I can view everything my son does from the history, which allows me to give him the space to make decisions on his own, while giving me peace of mind. Of course, this is not a perfect solution by any means; it’s still trial-and-error. I’ve had many pounds of chocolate chips “accidentally” ordered to my house…but we’ve tried to create learning experiences through it all.
I will admit that it can be overwhelming trying to find the right balance, especially when you catch them late at night learning how to make chocolate brownies from Martha Stewart… but at least I know what to do with all these chocolate chips now!
Ida Levy
From the day my kids got their phones, we always charge them overnight in a public space like the kitchen. I don’t think kids – especially teenagers – should have their phones in their rooms at night, because the phones make it so tempting to stay up all hours of the night. And, it’s much healthier to put your phone away 30-60 minutes before you go to sleep, as this helps you get better quality sleep.
Also, late at night is when kids get into the most trouble on the internet, whether it’s social media, bullying, or inappropriate activity. Giving them privacy throughout the night is just not a good idea. Furthermore, phones are very addictive, so it’s a good idea to set a “power down time,” whenever that may be, when they walk away from it. Another reason is that friends text at all hours and kids have major FOMO (fear of missing out), so they rarely turn off alerts. Overnight alerts disrupt their sleep.
I try not to let it bother me when my kids tell me that none of their friends have these guidelines. All it means is that I’m being a better mother.
Margo Cohen
When it comes to technology and my kids, I can tell you this: I don’t have a computer for them to use, I don’t own any tablets, and I don’t have a TV. Instead of wasting away in front of screens, my kids are involved in creative activities such as arts-and-crafts and outdoor play. They climb trees, go on the swings, play in the basement, and call their friends using a landline… They get creative for entertainment like the good ‘ol days. When they see me on my phone scrolling through Instagram, they all huddle around me because its action, just like TV, so I purposely stopped scrolling on my phone when I’m with them.
In my opinion, technology is the worst thing for kids. Of course, it is helpful in certain areas, but when you’re buying a small screen to shove directly into your child’s face so you don’t have to be bothered with entertaining them, it has repercussions. Kids these days don’t know how to socialize; they don’t have a social life like we used to. They don’t know how to properly communicate because of all this technology that they are bombarded with already at a young age when their brains are developing and they are learning about the world. I see such a difference in behavior between my kids who have minimal screen time and other kids who have access to screens daily.

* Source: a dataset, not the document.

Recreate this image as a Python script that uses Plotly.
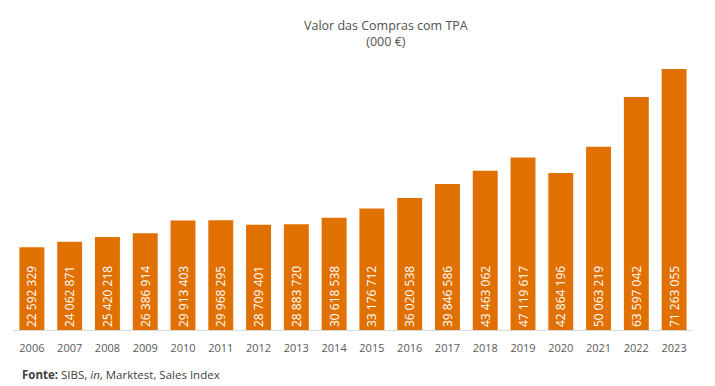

When we visit family members who have a TV, I allow my kids to watch along with their relatives as long as it’s a show I deem harmless. If it’s something I don’t approve of, I ask that it be changed, but I don’t demand they shut the TV because we are there. Sometimes the kids ask to go to my mom’s house, and I know that they’re asking because they want to watch TV. I don’t blame them – screens are very addictive. I have a computer for my work and they don’t have access to it; I don’t give them the password. In the past, I would show them an Uncle Moishy video on my computer, and when it was over, when I tried shutting the computer, they insisted “One more! One more!” and then they went crazy, not knowing how to entertain themselves. So I stopped even doing that. When they want music, I put Spotify on my phone. They can listen; they don’t need to watch.
This morning, my kids were building towers with magna tiles, and it was incredible. I remember when I was young, we just watched TV until the bus came. I got the TV out of the house early on so my kids never grew up with easy access to screens, whereas my friend’s kids would watch TV and act crazy. One day, she decided enough was enough, and she dismounted her TV screen and put books in its stead. She reported that the adjustment was very difficult for the first couple of weeks, but as time went on, they not only learned to entertain themselves, but they also became generally a lot calmer and better behaved. It was very difficult at first, because they were used to completely tuning out and watching TV, and so their brains weren’t used to relaxing with books and coloring. I don’t think this is the generation we want for the future leaders of Judaism, so every Jewish home needs to have this conversation – what small steps we can take to protect our kids from technology that so desperately wants to enter our homes and influence our lives.
Marlene H. Levy
I truly believe that the most important way to protect our kids against technology is to have a rule that children tell you their passwords for all devices. This way you can spot check what they are doing whenever you want. Another rule is no phones or laptops in their room after bedtime. I don’t believe in TVs in their room, either, or gaming devices, of course. Movies and shows must be watched in public areas of the house so we see or hear what they are watching. Nowadays, phones and laptops turn into TV and movie screens, and there’s no end to technology. It’s here with us, so we parents need to monitor it as best we can.
*****
This topic is very personal – solutions that work for one family are not necessarily the right solutions for others. My primary objective in doing this article is to encourage parents to have the conversation, to consider what we can be doing better in this area. Don’t accept the status quo for our children; they deserve better.
I believe that although there are countless detrimental effects that we already know about, the full extent of the damage wrought by technology and social media are yet to be seen. I don’t make this comment with the intention of fear mongering, and I won’t list the frightening statistics about depression and other effects of excessive use of technology. Deep down, we know what is and isn’t right for our children. The most important thing is to acknowledge that technology is a force to be reckoned with, and to make a game plan that works for you.